• [What you should do] Line by line, reproduce exactly the beginning of the listing below, ending with the line that contains "return (H - B - p) / ph" and adding nothing.

• [Raw data]
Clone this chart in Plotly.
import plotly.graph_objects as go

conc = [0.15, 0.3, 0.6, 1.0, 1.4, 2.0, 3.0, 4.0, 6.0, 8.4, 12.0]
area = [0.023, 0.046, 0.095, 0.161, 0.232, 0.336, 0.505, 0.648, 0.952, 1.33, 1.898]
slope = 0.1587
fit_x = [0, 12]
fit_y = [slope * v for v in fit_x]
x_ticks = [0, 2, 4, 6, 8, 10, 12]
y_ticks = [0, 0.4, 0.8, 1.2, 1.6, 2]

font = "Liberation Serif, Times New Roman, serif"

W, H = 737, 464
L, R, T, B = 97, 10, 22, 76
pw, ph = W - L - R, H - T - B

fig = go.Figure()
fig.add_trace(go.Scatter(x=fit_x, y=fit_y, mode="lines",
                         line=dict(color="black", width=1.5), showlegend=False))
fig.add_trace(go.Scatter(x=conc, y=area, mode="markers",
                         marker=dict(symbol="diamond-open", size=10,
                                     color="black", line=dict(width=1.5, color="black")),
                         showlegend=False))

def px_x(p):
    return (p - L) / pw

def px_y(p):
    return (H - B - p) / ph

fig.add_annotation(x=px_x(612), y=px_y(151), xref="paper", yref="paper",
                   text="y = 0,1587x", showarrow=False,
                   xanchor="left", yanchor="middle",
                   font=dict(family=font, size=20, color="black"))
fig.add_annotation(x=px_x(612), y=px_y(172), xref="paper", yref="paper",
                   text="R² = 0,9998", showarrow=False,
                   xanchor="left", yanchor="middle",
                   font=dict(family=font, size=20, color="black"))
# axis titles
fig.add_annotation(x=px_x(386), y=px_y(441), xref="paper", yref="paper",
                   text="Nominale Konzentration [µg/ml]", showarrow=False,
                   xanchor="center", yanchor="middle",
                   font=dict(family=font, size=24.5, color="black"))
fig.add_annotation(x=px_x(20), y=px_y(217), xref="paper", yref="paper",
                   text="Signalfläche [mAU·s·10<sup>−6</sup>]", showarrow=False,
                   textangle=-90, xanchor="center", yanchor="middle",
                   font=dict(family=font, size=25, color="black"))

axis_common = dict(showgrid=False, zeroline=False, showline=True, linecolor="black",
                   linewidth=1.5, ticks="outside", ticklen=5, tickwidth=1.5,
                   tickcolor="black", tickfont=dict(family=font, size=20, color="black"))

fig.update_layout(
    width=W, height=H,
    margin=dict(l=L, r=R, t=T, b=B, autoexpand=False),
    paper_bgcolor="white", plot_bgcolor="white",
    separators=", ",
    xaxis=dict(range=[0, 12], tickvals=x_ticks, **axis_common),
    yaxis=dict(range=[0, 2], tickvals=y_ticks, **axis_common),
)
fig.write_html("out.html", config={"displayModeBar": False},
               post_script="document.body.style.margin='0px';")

• [Task output]
Clone this chart in Plotly.
import plotly.graph_objects as go

conc = [0.15, 0.3, 0.6, 1.0, 1.4, 2.0, 3.0, 4.0, 6.0, 8.4, 12.0]
area = [0.023, 0.046, 0.095, 0.161, 0.232, 0.336, 0.505, 0.648, 0.952, 1.33, 1.898]
slope = 0.1587
fit_x = [0, 12]
fit_y = [slope * v for v in fit_x]
x_ticks = [0, 2, 4, 6, 8, 10, 12]
y_ticks = [0, 0.4, 0.8, 1.2, 1.6, 2]

font = "Liberation Serif, Times New Roman, serif"

W, H = 737, 464
L, R, T, B = 97, 10, 22, 76
pw, ph = W - L - R, H - T - B

fig = go.Figure()
fig.add_trace(go.Scatter(x=fit_x, y=fit_y, mode="lines",
                         line=dict(color="black", width=1.5), showlegend=False))
fig.add_trace(go.Scatter(x=conc, y=area, mode="markers",
                         marker=dict(symbol="diamond-open", size=10,
                                     color="black", line=dict(width=1.5, color="black")),
                         showlegend=False))

def px_x(p):
    return (p - L) / pw

def px_y(p):
    return (H - B - p) / ph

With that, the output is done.